En d’autres termes, et afin que la formation soit la plus intégrée possible au point de devenir un élément naturel de l’environnement professionnel, cela présuppose d’analyser les liens entre savoirs et problèmes concrets, ce qui est l’objet de l’ingénierie pédagogique, mais plus précisément : "de rechercher les situations de savoir dans le travail pour transformer le faire"70.

Pour l’entreprise, l’expérience est riche car non seulement ces "universités" permettent d’anticiper sur les évolutions à venir dans leur secteur d’activité, de mieux en comprendre les origines et les tendances, donc de s’y préparer, mais elles offrent aussi un profit immédiat. Le "capital humain" s’en trouve enrichi de connaissances et de savoir-faire nouveaux ; la culture générale et la culture professionnelle "réconciliées" offrent une possibilité de dynamique insoupçonnée ; la division rationnelle des savoirs71 ébranlée peut laisser place, sans démagogie, à des formes renouvelées d’organisation du travail. Hormis cet effet escompté, d’autres sont immédiatement mesurables, là encore il s’agit d’un "effet réseau", d’un "effet communication". En brassant des populations issues de l’exploitation (les agences), des directions centrales et des services informatiques, l’université crée de nouveaux réseaux de solidarité professionnelle, tisse les mailles d’une communication horizontale, favorise la disparition de pseudo-rivalités internes entre les producteurs de profits (les commerciaux) et les producteurs de coûts (les administratifs et les gestionnaires). Effet secondaire infiniment précieux qui cimente les différents éléments constitutifs de l’entreprise, qui légitime et démontre leur complémentarité, qui dépeint la structure comme un tout solidaire bien mieux que tous les projets d’entreprise aussi bien rédigés soient-ils.

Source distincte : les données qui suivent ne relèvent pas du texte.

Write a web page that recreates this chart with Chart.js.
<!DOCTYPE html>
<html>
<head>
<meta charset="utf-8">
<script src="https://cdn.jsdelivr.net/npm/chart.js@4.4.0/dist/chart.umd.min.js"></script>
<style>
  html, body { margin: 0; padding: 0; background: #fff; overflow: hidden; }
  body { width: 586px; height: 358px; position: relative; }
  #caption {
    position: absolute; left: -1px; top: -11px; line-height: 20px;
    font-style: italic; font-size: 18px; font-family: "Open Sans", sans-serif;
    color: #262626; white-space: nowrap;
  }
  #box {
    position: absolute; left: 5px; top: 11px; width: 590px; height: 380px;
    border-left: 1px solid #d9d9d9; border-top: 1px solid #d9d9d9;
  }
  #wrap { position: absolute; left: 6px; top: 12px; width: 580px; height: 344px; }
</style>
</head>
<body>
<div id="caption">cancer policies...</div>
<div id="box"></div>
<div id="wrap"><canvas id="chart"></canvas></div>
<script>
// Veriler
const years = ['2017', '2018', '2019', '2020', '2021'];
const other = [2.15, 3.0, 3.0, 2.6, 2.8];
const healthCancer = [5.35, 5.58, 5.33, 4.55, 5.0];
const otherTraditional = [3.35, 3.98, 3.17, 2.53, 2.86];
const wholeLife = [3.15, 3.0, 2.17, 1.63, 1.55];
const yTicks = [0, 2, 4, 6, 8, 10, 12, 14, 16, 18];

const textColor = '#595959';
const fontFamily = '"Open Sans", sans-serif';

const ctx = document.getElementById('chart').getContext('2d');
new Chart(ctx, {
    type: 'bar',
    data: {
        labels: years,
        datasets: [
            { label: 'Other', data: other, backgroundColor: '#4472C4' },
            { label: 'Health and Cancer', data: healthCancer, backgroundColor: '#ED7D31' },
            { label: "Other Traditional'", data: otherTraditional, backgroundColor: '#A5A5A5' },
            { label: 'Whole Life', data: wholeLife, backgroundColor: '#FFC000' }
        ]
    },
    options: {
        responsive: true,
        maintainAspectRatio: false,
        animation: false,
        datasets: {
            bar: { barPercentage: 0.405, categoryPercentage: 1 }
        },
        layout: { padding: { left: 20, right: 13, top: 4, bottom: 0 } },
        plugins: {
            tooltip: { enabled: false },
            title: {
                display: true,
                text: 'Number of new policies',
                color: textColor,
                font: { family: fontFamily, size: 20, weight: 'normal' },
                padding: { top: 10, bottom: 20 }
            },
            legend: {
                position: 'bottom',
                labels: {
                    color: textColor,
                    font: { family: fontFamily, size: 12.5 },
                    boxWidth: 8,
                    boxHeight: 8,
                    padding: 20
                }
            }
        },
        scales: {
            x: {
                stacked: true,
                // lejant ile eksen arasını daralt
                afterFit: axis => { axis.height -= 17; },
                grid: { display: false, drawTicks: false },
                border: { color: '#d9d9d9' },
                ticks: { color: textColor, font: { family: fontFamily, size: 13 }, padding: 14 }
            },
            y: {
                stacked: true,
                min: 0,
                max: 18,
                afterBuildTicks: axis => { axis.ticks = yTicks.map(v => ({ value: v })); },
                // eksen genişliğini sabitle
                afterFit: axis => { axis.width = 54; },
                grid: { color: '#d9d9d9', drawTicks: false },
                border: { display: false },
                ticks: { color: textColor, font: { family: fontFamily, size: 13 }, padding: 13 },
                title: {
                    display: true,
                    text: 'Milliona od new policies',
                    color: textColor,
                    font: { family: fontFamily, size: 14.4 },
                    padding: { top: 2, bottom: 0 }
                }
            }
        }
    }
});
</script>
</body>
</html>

Pour conclure, car Ithaque approche, et même si Ulyce, après deux années va interrompre durant quelque temps son fonctionnement à la suite d’impératifs internes concernant d’autres secteurs que celui de la formation72? Cet arrêt sur image sera mis à profit par Ulyce pour se redéfinir et s’améliorer encore. En l’état, il nous semble qu’en ce qui concerne la Lyonnaise de Banque, le terme d’université interne soit adapté. Adapté parce qu’elle appartient à la formation continue de l’entreprise donc interne, adapté de par la nature des institutions d’enseignement supérieur qui l’alimentent, adapté par le niveau de ses contenus et la qualité des formateurs.

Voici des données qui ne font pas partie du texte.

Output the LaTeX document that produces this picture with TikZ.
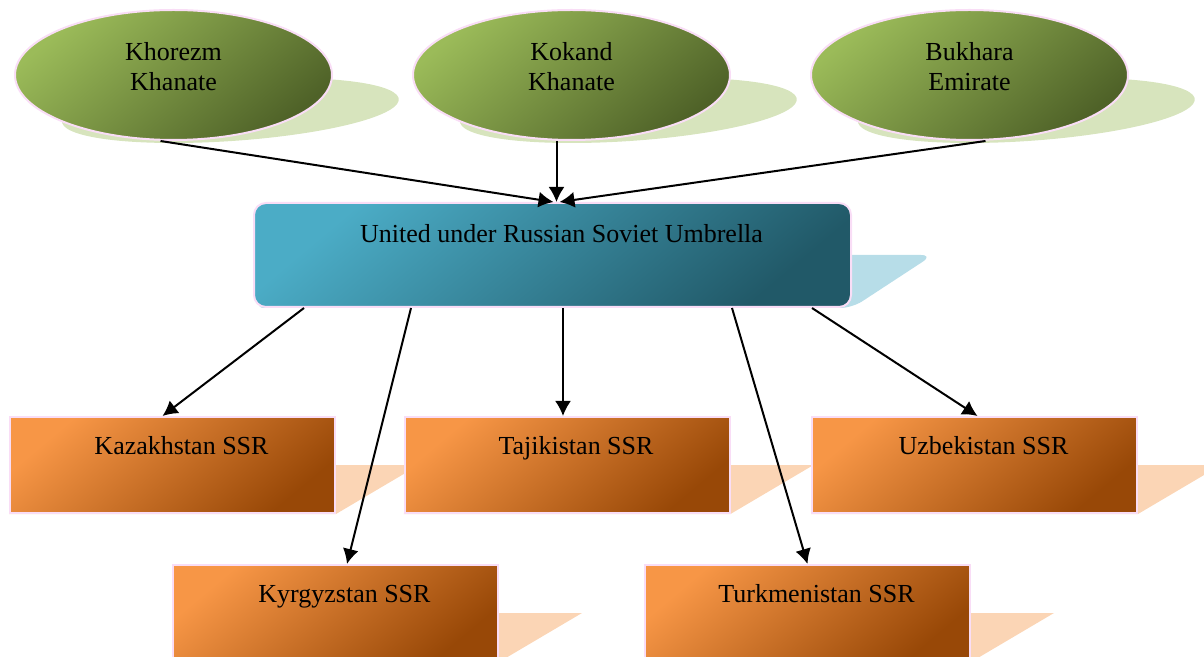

Université donc de par sa non-appartenance à l’entreprise, université interne de par son exigence d’imbriquer connaissances et professionnalité. Par ailleurs, ce type de montage tout en garantissant la qualité de la formation, est infiniment moins coûteux qu’un campus tel que celui du groupe Thomson. Il est par conséquent tout à fait adapté à des entreprises, voire à des regroupements d’entreprises, ne possédant ni les moyens ni les effectifs du géant de l’électronique. Si nous étions sceptiques sur la généralisation de ces "universités d’entreprises" au regard de l’expérience de Jouy-en-Josas, un dispositif tel que celui mis en place à la Lyonnaise de Banque nous semble offrir des possibilités plus larges.

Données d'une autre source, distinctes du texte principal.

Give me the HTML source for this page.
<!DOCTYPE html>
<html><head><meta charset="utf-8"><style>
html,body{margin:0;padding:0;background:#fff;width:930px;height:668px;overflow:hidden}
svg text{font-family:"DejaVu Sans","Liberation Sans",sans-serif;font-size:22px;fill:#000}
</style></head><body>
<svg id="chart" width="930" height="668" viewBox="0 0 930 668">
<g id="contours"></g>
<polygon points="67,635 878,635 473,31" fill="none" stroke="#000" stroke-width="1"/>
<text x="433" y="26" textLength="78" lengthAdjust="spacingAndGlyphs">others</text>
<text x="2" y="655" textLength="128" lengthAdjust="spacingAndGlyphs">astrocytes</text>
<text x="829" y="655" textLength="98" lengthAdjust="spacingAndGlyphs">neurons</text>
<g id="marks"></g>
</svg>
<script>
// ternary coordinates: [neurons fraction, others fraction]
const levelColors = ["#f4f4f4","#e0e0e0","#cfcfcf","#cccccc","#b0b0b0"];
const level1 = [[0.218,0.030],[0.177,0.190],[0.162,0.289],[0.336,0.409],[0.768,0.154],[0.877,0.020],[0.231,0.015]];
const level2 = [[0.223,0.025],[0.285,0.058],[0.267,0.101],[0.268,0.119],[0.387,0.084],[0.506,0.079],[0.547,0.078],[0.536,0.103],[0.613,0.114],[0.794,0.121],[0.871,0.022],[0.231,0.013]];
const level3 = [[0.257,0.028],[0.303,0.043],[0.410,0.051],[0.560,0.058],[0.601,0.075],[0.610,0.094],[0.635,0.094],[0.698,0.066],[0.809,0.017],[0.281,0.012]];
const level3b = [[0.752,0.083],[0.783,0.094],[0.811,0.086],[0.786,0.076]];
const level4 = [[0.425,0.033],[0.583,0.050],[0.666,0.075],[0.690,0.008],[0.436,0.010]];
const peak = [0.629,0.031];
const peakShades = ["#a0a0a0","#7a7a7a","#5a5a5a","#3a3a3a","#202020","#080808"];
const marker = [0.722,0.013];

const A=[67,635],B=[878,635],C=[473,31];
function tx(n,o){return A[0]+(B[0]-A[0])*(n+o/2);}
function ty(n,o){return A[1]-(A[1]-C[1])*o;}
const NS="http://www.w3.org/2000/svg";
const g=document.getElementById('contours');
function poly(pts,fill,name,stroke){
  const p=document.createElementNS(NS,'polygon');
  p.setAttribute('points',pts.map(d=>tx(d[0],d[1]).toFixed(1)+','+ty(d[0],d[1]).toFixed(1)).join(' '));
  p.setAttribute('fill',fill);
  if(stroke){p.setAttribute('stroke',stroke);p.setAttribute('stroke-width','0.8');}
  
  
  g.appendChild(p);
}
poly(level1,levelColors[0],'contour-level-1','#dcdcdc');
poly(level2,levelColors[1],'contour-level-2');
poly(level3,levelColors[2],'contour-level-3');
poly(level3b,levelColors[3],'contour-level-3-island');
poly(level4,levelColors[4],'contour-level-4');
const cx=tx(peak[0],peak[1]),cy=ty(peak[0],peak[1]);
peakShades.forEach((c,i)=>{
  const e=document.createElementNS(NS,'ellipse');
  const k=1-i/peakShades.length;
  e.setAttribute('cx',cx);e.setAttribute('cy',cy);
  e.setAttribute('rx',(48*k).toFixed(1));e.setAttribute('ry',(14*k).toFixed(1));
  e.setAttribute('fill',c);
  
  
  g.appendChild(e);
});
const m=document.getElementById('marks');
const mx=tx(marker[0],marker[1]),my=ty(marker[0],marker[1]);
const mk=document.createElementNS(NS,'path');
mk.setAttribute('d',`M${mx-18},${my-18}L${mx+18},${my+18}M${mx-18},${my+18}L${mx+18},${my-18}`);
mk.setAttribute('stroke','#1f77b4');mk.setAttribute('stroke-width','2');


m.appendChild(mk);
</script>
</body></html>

En effet, il garantit la valeur universitaire de la formation, il peut tendre à l’universel en jouant sur toutes les possibilités de l’enseignement supérieur, il ne nécessite pas de structure lourde et coûteuse de la formation. Quant à l’appellation : "université", "campus", "business school"..., ce n’est après tout qu’une affaire de sémantique, veillons au très haut niveau des formations, à leur excellence critique. Pour le reste, Monsieur Larousse y pourvoira.

Notes
68.

Equivalent d’une année universitaire "classique".

69.

Au sens donné par B. Schwartz.

70.

Propos de B. Schwartz au colloque Education nationale et Entreprise organisé à Montpellier les 11 et 12 juin 1990, par le secrétariat d’Etat chargé de l’enseignement technique.

71.

Tout aussi mortifère que la division taylorienne du travail en matière de gestion des collectivités du travail.

72.

Cf. à ce sujet les déclarations d’H. Moulard et M.Angé, Lettre de EBC-infos, mai 1990.